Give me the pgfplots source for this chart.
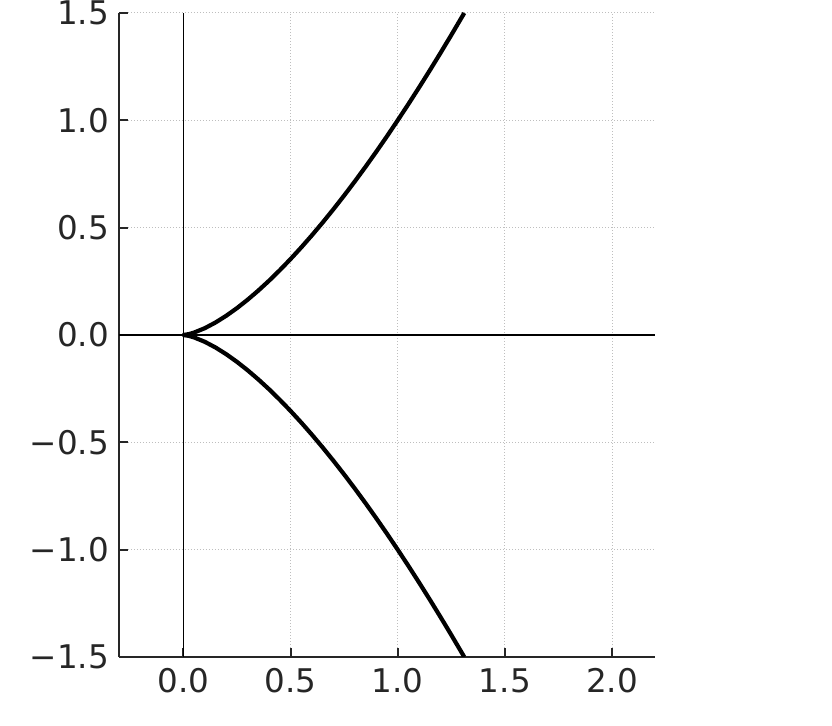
\documentclass[border=0pt]{standalone}
\usepackage{fontspec}
\setmainfont{DejaVu Sans}
\usepackage{pgfplots}
\pgfplotsset{compat=1.18}
\definecolor{spine}{HTML}{262626}
\definecolor{gridc}{HTML}{BEBEBE}
\begin{document}
\begin{tikzpicture}
\path[use as bounding box] (-59.5pt,-34.5pt) rectangle (356.5pt,328.5pt);
\begin{axis}[
  at={(0,0)}, anchor=south west,
  scale only axis, width=268pt, height=322pt,
  xmin=-0.3, xmax=2.2, ymin=-1.5, ymax=1.5,
  axis x line*=bottom, axis y line*=left,
  axis line style={-, line width=1.3pt, color=spine},
  xtick={0,0.5,1,1.5,2}, xticklabels={0.0,0.5,1.0,1.5,2.0},
  ytick={-1.5,-1,-0.5,0,0.5,1,1.5},
  yticklabels={−1.5,−1.0,−0.5,0.0,0.5,1.0,1.5},
  tick align=inside, major tick length=4.5pt,
  tick style={line width=1pt, color=spine},
  ticklabel style={font=\fontsize{16.3}{19}\selectfont, text=spine},
  yticklabel style={xshift=-1.5pt},
  xticklabel style={yshift=-2pt, text height=12pt, text depth=0pt},
  grid=major, major grid style={dash pattern=on 0.5pt off 1pt, color=gridc, line width=0.5pt},
  clip=true,
]
\addplot[black, line width=0.65pt] coordinates {(0,-1.5) (0,1.5)};
\addplot[black, line width=0.65pt] coordinates {(-0.3,0) (2.2,0)};
\addplot[black, line width=2.1pt, line join=round] coordinates {
(1.3104,-1.5) (1.3,-1.48223) (1.25,-1.39754) (1.2,-1.31453) (1.15,-1.23323)
(1.1,-1.15369) (1.05,-1.07593) (1.0,-1.0) (0.95,-0.92595) (0.9,-0.85381)
(0.85,-0.78367) (0.8,-0.71554) (0.75,-0.64952) (0.7,-0.58566) (0.65,-0.52405)
(0.6,-0.46476) (0.55,-0.40789) (0.5,-0.35355) (0.45,-0.30187) (0.4,-0.25298)
(0.35,-0.20706) (0.3,-0.16432) (0.25,-0.125) (0.2,-0.08944) (0.15,-0.05809)
(0.1,-0.03162) (0.05,-0.01118) (0.025,-0.00395) (0,0)
(0.025,0.00395) (0.05,0.01118) (0.1,0.03162) (0.15,0.05809) (0.2,0.08944)
(0.25,0.125) (0.3,0.16432) (0.35,0.20706) (0.4,0.25298) (0.45,0.30187)
(0.5,0.35355) (0.55,0.40789) (0.6,0.46476) (0.65,0.52405) (0.7,0.58566)
(0.75,0.64952) (0.8,0.71554) (0.85,0.78367) (0.9,0.85381) (0.95,0.92595)
(1.0,1.0) (1.05,1.07593) (1.1,1.15369) (1.15,1.23323) (1.2,1.31453)
(1.25,1.39754) (1.3,1.48223) (1.3104,1.5)
};
\end{axis}
\end{tikzpicture}
\end{document}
§ §
» **Challenge**
From the listing, extract all text exactly as given and drop any picture.

» **Problem solution**
Give me the pgfplots source for this chart.
\documentclass[border=0pt]{standalone}
\usepackage{fontspec}
\setmainfont{DejaVu Sans}
\usepackage{pgfplots}
\pgfplotsset{compat=1.18}
\definecolor{spine}{HTML}{262626}
\definecolor{gridc}{HTML}{BEBEBE}
\begin{document}
\begin{tikzpicture}
\path[use as bounding box] (-59.5pt,-34.5pt) rectangle (356.5pt,328.5pt);
\begin{axis}[
  at={(0,0)}, anchor=south west,
  scale only axis, width=268pt, height=322pt,
  xmin=-0.3, xmax=2.2, ymin=-1.5, ymax=1.5,
  axis x line*=bottom, axis y line*=left,
  axis line style={-, line width=1.3pt, color=spine},
  xtick={0,0.5,1,1.5,2}, xticklabels={0.0,0.5,1.0,1.5,2.0},
  ytick={-1.5,-1,-0.5,0,0.5,1,1.5},
  yticklabels={−1.5,−1.0,−0.5,0.0,0.5,1.0,1.5},
  tick align=inside, major tick length=4.5pt,
  tick style={line width=1pt, color=spine},
  ticklabel style={font=\fontsize{16.3}{19}\selectfont, text=spine},
  yticklabel style={xshift=-1.5pt},
  xticklabel style={yshift=-2pt, text height=12pt, text depth=0pt},
  grid=major, major grid style={dash pattern=on 0.5pt off 1pt, color=gridc, line width=0.5pt},
  clip=true,
]
\addplot[black, line width=0.65pt] coordinates {(0,-1.5) (0,1.5)};
\addplot[black, line width=0.65pt] coordinates {(-0.3,0) (2.2,0)};
\addplot[black, line width=2.1pt, line join=round] coordinates {
(1.3104,-1.5) (1.3,-1.48223) (1.25,-1.39754) (1.2,-1.31453) (1.15,-1.23323)
(1.1,-1.15369) (1.05,-1.07593) (1.0,-1.0) (0.95,-0.92595) (0.9,-0.85381)
(0.85,-0.78367) (0.8,-0.71554) (0.75,-0.64952) (0.7,-0.58566) (0.65,-0.52405)
(0.6,-0.46476) (0.55,-0.40789) (0.5,-0.35355) (0.45,-0.30187) (0.4,-0.25298)
(0.35,-0.20706) (0.3,-0.16432) (0.25,-0.125) (0.2,-0.08944) (0.15,-0.05809)
(0.1,-0.03162) (0.05,-0.01118) (0.025,-0.00395) (0,0)
(0.025,0.00395) (0.05,0.01118) (0.1,0.03162) (0.15,0.05809) (0.2,0.08944)
(0.25,0.125) (0.3,0.16432) (0.35,0.20706) (0.4,0.25298) (0.45,0.30187)
(0.5,0.35355) (0.55,0.40789) (0.6,0.46476) (0.65,0.52405) (0.7,0.58566)
(0.75,0.64952) (0.8,0.71554) (0.85,0.78367) (0.9,0.85381) (0.95,0.92595)
(1.0,1.0) (1.05,1.07593) (1.1,1.15369) (1.15,1.23323) (1.2,1.31453)
(1.25,1.39754) (1.3,1.48223) (1.3104,1.5)
};
\end{axis}
\end{tikzpicture}
\end{document}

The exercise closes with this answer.